Bromeliads, light blue Impatiens, the twisting Aloe plant, and shooting up from the lawn, the tall palm tree with its precarious coconuts waiting to fall.

The breeze starts up shuddering a million leaves, a dove sits calmly on the warm driveway. All is silent and golden in the first morning light.

Somewhere there are freeways and cars honking, an election with loud obnoxious people trying to represent me. They are shouting their way to the presidency and one wants to build a wall to keep people out.

Somewhere people push and punch each other because they don’t like the color of the other’s skin. People fight to their last breath because they disagree with another’s choice of a book to read in church. Somewhere it is always crazy and loud.

Another flock of green parrots flies by overhead.

The sun is rising higher, turning the sky whitish blue. The breeze is stronger now and the palm trees wave and sigh, the dove gets up and starts walking slowly across the driveway. All is still silent and golden. Somewhere a dog barks, that’s about it.

Here in Hawaii people are quiet in the stores, no shouting except to tell a joke and laugh. Here people don’t even notice different colored skin and if they do they make light of it, da haole guy, da local guy, da popolo, so polite and sensitive, we know how far to go about race.

We tell Portagee jokes and the Portuguese forgive and laugh along. We know which jokes to make, and not make.

And who we love doesn’t matter, men and women, men and men, women and women, not our business.

We accept each other, you might call us civilized here in Kona and all around this big social club we call Hawaii. We even have our own secret hand signal, the shakka.
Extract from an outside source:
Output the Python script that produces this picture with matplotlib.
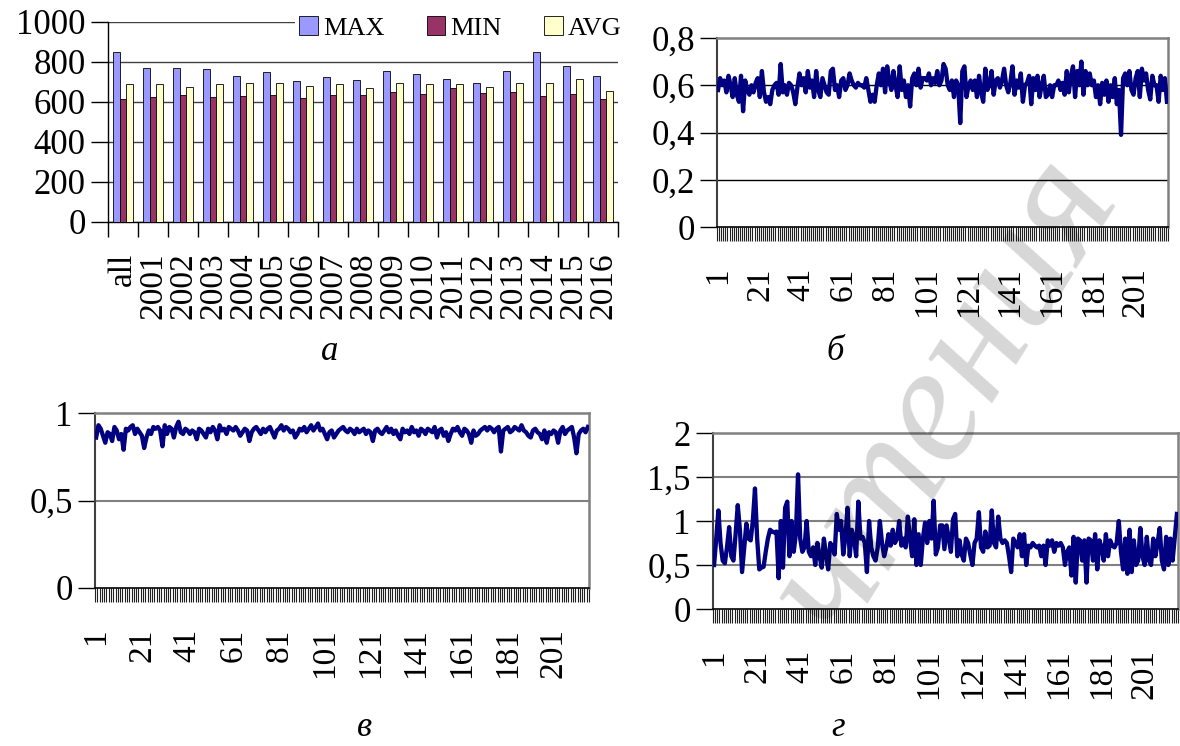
import matplotlib
matplotlib.use("Agg")
import matplotlib.pyplot as plt
import numpy as np

plt.rcParams['font.family'] = ['Liberation Serif', 'DejaVu Serif']

# ---------------- data: panel a ----------------
bar_categories = ["all", "2001", "2002", "2003", "2004", "2005", "2006", "2007", "2008",
                  "2009", "2010", "2011", "2012", "2013", "2014", "2015", "2016"]
max_vals = [848, 769, 769, 767, 730, 748, 706, 725, 708, 757, 740, 716, 693, 753, 848, 779, 730]
min_vals = [615, 627, 633, 623, 632, 637, 620, 637, 633, 652, 642, 669, 644, 652, 628, 642, 615]
avg_vals = [689, 689, 674, 691, 696, 696, 679, 691, 671, 693, 688, 691, 676, 694, 694, 713, 657]
bar_series_names = ["MAX", "MIN", "AVG"]
bar_yticks = [0, 200, 400, 600, 800, 1000]
bar_yticklabels = ["0", "200", "400", "600", "800", "1000"]

# ---------------- data: panel б ----------------
series_b = [
    0.58, 0.63, 0.60, 0.62, 0.57, 0.64, 0.60, 0.55, 0.63, 0.56, 0.53, 0.64,
    0.49, 0.62, 0.58, 0.56, 0.60, 0.57, 0.61, 0.63, 0.55, 0.66, 0.57, 0.53,
    0.55, 0.52, 0.58, 0.60, 0.61, 0.56, 0.69, 0.57, 0.60, 0.56, 0.61, 0.60,
    0.57, 0.52, 0.59, 0.65, 0.60, 0.63, 0.57, 0.66, 0.59, 0.62, 0.55, 0.66,
    0.58, 0.55, 0.63, 0.60, 0.57, 0.56, 0.66, 0.67, 0.58, 0.60, 0.55, 0.62,
    0.63, 0.58, 0.60, 0.65, 0.62, 0.60, 0.59, 0.61, 0.60, 0.60, 0.59, 0.63,
    0.58, 0.53, 0.56, 0.53, 0.60, 0.65, 0.60, 0.67, 0.57, 0.68, 0.62, 0.58,
    0.66, 0.60, 0.55, 0.68, 0.58, 0.62, 0.55, 0.60, 0.51, 0.63, 0.65, 0.60,
    0.67, 0.59, 0.63, 0.63, 0.62, 0.65, 0.60, 0.63, 0.61, 0.66, 0.60, 0.62,
    0.69, 0.67, 0.60, 0.58, 0.62, 0.55, 0.62, 0.60, 0.44, 0.66, 0.68, 0.55,
    0.60, 0.62, 0.58, 0.62, 0.55, 0.64, 0.57, 0.53, 0.67, 0.58, 0.60, 0.66,
    0.56, 0.62, 0.63, 0.59, 0.62, 0.67, 0.60, 0.57, 0.61, 0.68, 0.56, 0.62,
    0.59, 0.65, 0.53, 0.60, 0.61, 0.64, 0.52, 0.63, 0.58, 0.64, 0.55, 0.60,
    0.64, 0.55, 0.56, 0.60, 0.55, 0.60, 0.60, 0.62, 0.58, 0.61, 0.56, 0.66,
    0.57, 0.64, 0.68, 0.55, 0.66, 0.60, 0.70, 0.56, 0.66, 0.60, 0.65, 0.60,
    0.62, 0.55, 0.60, 0.52, 0.61, 0.56, 0.62, 0.53, 0.60, 0.55, 0.63, 0.52,
    0.58, 0.39, 0.63, 0.65, 0.60, 0.66, 0.58, 0.56, 0.63, 0.66, 0.55, 0.67,
    0.62, 0.65, 0.58, 0.54, 0.64, 0.60, 0.60, 0.53, 0.64, 0.58, 0.63, 0.53,
]
yticks_b = [0, 0.2, 0.4, 0.6, 0.8]
yticklabels_b = ["0", "0,2", "0,4", "0,6", "0,8"]

# ---------------- data: panel в ----------------
series_v = [
    0.86, 0.93, 0.91, 0.87, 0.83, 0.89, 0.88, 0.84, 0.92, 0.90, 0.85, 0.88,
    0.79, 0.91, 0.90, 0.92, 0.93, 0.88, 0.91, 0.89, 0.87, 0.80, 0.86, 0.90,
    0.88, 0.92, 0.91, 0.92, 0.90, 0.81, 0.93, 0.88, 0.92, 0.91, 0.86, 0.92,
    0.95, 0.89, 0.88, 0.91, 0.90, 0.88, 0.90, 0.89, 0.85, 0.91, 0.90, 0.88,
    0.86, 0.91, 0.89, 0.92, 0.90, 0.85, 0.93, 0.90, 0.91, 0.88, 0.92, 0.91,
    0.90, 0.92, 0.90, 0.87, 0.89, 0.91, 0.90, 0.84, 0.89, 0.91, 0.92, 0.90,
    0.88, 0.91, 0.89, 0.91, 0.92, 0.89, 0.86, 0.90, 0.91, 0.93, 0.90, 0.92,
    0.91, 0.89, 0.90, 0.86, 0.88, 0.91, 0.90, 0.92, 0.89, 0.91, 0.93, 0.90,
    0.92, 0.94, 0.90, 0.91, 0.88, 0.85, 0.89, 0.90, 0.86, 0.88, 0.90, 0.91,
    0.92, 0.90, 0.89, 0.91, 0.90, 0.88, 0.91, 0.89, 0.90, 0.91, 0.88, 0.90,
    0.89, 0.84, 0.90, 0.91, 0.89, 0.88, 0.90, 0.92, 0.89, 0.91, 0.88, 0.90,
    0.87, 0.85, 0.91, 0.89, 0.90, 0.88, 0.92, 0.89, 0.90, 0.87, 0.91, 0.90,
    0.88, 0.91, 0.90, 0.89, 0.92, 0.86, 0.90, 0.91, 0.87, 0.89, 0.84, 0.88,
    0.91, 0.90, 0.92, 0.89, 0.87, 0.91, 0.90, 0.88, 0.83, 0.90, 0.87, 0.88,
    0.90, 0.91, 0.92, 0.90, 0.92, 0.91, 0.89, 0.91, 0.92, 0.78, 0.90, 0.91,
    0.92, 0.89, 0.90, 0.92, 0.91, 0.90, 0.93, 0.90, 0.89, 0.87, 0.86, 0.90,
    0.91, 0.89, 0.88, 0.85, 0.90, 0.83, 0.89, 0.88, 0.90, 0.89, 0.83, 0.90,
    0.92, 0.88, 0.90, 0.91, 0.92, 0.86, 0.77, 0.88, 0.90, 0.91, 0.89, 0.92,
]
yticks_v = [0, 0.5, 1]
yticklabels_v = ["0", "0,5", "1"]

# ---------------- data: panel г ----------------
series_g = [
    0.50, 0.80, 1.12, 0.75, 0.55, 0.52, 0.70, 0.93, 0.60, 0.55, 0.85, 1.18,
    0.90, 0.42, 0.70, 0.97, 0.80, 0.78, 1.00, 1.37, 0.80, 0.45, 0.47, 0.48,
    0.65, 0.80, 0.90, 0.88, 0.87, 0.88, 0.35, 1.00, 0.47, 1.15, 1.22, 0.60,
    1.00, 0.65, 0.85, 1.53, 0.80, 0.65, 0.70, 1.00, 0.65, 0.60, 0.70, 0.50,
    0.75, 0.60, 0.47, 0.80, 0.62, 0.45, 0.75, 0.70, 0.62, 1.08, 0.90, 1.00,
    0.62, 0.82, 1.15, 0.60, 0.90, 0.80, 0.60, 1.22, 0.80, 0.82, 0.75, 0.42,
    1.00, 0.70, 0.60, 0.55, 0.70, 1.00, 0.75, 0.60, 0.70, 0.85, 0.72, 0.90,
    0.75, 0.80, 1.00, 0.72, 0.80, 0.70, 1.05, 0.80, 0.60, 1.02, 0.50, 0.85,
    0.50, 0.80, 0.98, 0.75, 1.00, 0.80, 1.23, 0.62, 0.70, 0.95, 0.95, 0.68,
    0.95, 0.80, 0.65, 1.02, 1.08, 0.60, 0.78, 0.62, 0.55, 0.80, 0.75, 0.62,
    0.50, 0.75, 0.80, 1.10, 0.70, 0.65, 0.88, 0.70, 0.72, 1.12, 0.75, 0.70,
    1.05, 0.80, 0.75, 0.78, 0.75, 0.60, 0.42, 0.80, 0.75, 0.70, 0.85, 0.60,
    0.85, 0.50, 0.72, 0.70, 0.75, 0.72, 0.70, 0.72, 0.60, 0.72, 0.50, 0.78,
    0.72, 0.78, 0.65, 0.75, 0.72, 0.75, 0.70, 0.50, 0.65, 0.70, 0.38, 0.82,
    0.30, 0.80, 0.78, 0.55, 0.78, 0.30, 0.80, 0.78, 0.55, 0.85, 0.45, 0.78,
    0.70, 0.55, 0.85, 0.60, 0.78, 0.72, 0.70, 0.75, 1.00, 0.65, 0.45, 0.80,
    0.40, 0.90, 0.42, 0.78, 0.50, 0.55, 0.92, 0.60, 0.50, 0.82, 0.55, 0.50,
    0.80, 0.60, 0.75, 0.92, 0.55, 0.45, 0.82, 0.50, 0.80, 0.55, 0.82, 1.08,
]
yticks_g = [0, 0.5, 1, 1.5, 2]
yticklabels_g = ["0", "0,5", "1", "1,5", "2"]

line_xlabels = ["1", "21", "41", "61", "81", "101", "121", "141", "161", "181", "201"]
panel_captions = ["а", "б", "в", "г"]
watermark_text = "чтения"

# ---------------- figure ----------------
W, H = 1180, 746
fig = plt.figure(figsize=(W / 100, H / 100), dpi=100)
fig.patch.set_facecolor("white")


def rect(l, r, t, b):
    return [l / W, 1 - b / H, (r - l) / W, (b - t) / H]


TICK_FS = 25
XTICK_FS = 24
LINE_COLOR = "#000080"

# ----- panel а -----
ax_a = fig.add_axes(rect(108, 618, 22, 222))
x = np.arange(len(bar_categories))
bw = 0.23
colors = ["#9999FF", "#993366", "#FFFFCC"]
for i, (vals, name, c) in enumerate(zip([max_vals, min_vals, avg_vals], bar_series_names, colors)):
    ax_a.bar(x + (i - 1) * bw, vals, width=bw, color=c, edgecolor="black", linewidth=0.6,
             label=name, zorder=3)
ax_a.set_xlim(-0.5, len(bar_categories) - 0.5)
ax_a.set_ylim(0, 1000)
ax_a.set_yticks(bar_yticks)
ax_a.set_yticklabels(bar_yticklabels, fontsize=TICK_FS)
ax_a.set_xticks(x)
ax_a.set_xticklabels(bar_categories, rotation=90, fontsize=XTICK_FS, va="top")
ax_a.set_xticks(np.arange(-0.5, len(bar_categories)), minor=True)
ax_a.tick_params(axis="x", which="major", length=0, pad=22)
ax_a.tick_params(axis="x", which="minor", length=11, width=1, direction="out")
ax_a.tick_params(axis="y", length=12, width=1, direction="out", pad=4)
for s in ["top", "right"]:
    ax_a.spines[s].set_visible(False)
for s in ["left", "bottom"]:
    ax_a.spines[s].set_color("black")
    ax_a.spines[s].set_linewidth(1)
ax_a.yaxis.grid(True, color="#404040", linewidth=1, zorder=0)
ax_a.set_axisbelow(True)
leg = ax_a.legend(loc="center right", bbox_to_anchor=(1.015, 0.97), ncol=3, fontsize=19,
                  frameon=True, facecolor="white", edgecolor="none", framealpha=1,
                  handlelength=0.7, handleheight=0.7, handletextpad=0.2,
                  columnspacing=1.6, borderpad=0.15, borderaxespad=0)
leg.get_frame().set_linewidth(0)


def line_panel(box, data, yticks, ylabels, grid_color, grid_lw):
    ax = fig.add_axes(box)
    xs = np.arange(1, len(data) + 1)
    ax.plot(xs, data, color=LINE_COLOR, linewidth=3.1, solid_joinstyle="round", zorder=3)
    ax.set_xlim(0.5, len(data) + 0.5)
    ax.set_ylim(yticks[0], yticks[-1])
    ax.set_yticks(yticks)
    ax.set_yticklabels(ylabels, fontsize=TICK_FS)
    ax.tick_params(axis="y", length=12, width=1, direction="out", pad=4)
    ax.set_xticks([int(v) for v in line_xlabels])
    ax.set_xticklabels(line_xlabels, rotation=90, fontsize=XTICK_FS, va="top")
    ax.tick_params(axis="x", which="major", length=0, pad=29)
    ax.set_xticks(np.arange(0.5, len(data) + 1), minor=True)
    ax.tick_params(axis="x", which="minor", length=10, width=0.8, color="#202020", direction="out")
    for y in yticks[1:-1]:
        ax.axhline(y, color=grid_color, linewidth=grid_lw, zorder=1)
    ax.spines["top"].set_color("#808080")
    ax.spines["right"].set_color("#808080")
    ax.spines["top"].set_linewidth(1.8)
    ax.spines["right"].set_linewidth(1.8)
    ax.spines["left"].set_color("#404040")
    ax.spines["left"].set_linewidth(1.5)
    ax.spines["bottom"].set_color("black")
    ax.spines["bottom"].set_linewidth(1.2)
    return ax


ax_b = line_panel(rect(717, 1168, 38, 227), series_b, yticks_b, yticklabels_b, "black", 1.0)
ax_v = line_panel(rect(95, 589, 413, 588), series_v, yticks_v, yticklabels_v, "#808080", 1.5)
ax_g = line_panel(rect(713, 1178, 433, 609), series_g, yticks_g, yticklabels_g, "#808080", 1.5)

# captions
cap_pos = [(330, 352), (835, 352), (365, 728), (838, 728)]
for txt, (px, py) in zip(panel_captions, cap_pos):
    fig.text(px / W, 1 - py / H, txt, fontsize=25, style="italic", ha="center", va="center")

# watermark
fig.text(945 / W, 1 - 395 / H, watermark_text, fontsize=122, style="italic", color="black",
         alpha=0.16, rotation=58, ha="center", va="center", zorder=10)

fig.savefig("out.png", dpi=100, facecolor="white")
Somewhere people are shouting and punching each other, they are fighting over Bibles and Buddha, crosses and crescent moons. They drive fast on freeways, yell in stores and are downright rude.

Faraway, the candidates wanting to represent us somehow never made it here, never shook our hand, never gave us one lei. They shout out hate and pound on podiums, screaming about somewhere called America. And one of them wants to build a wall.

The flock of green parrots will come again tomorrow, the dove flew up already, and here there are no walls between us in paradise.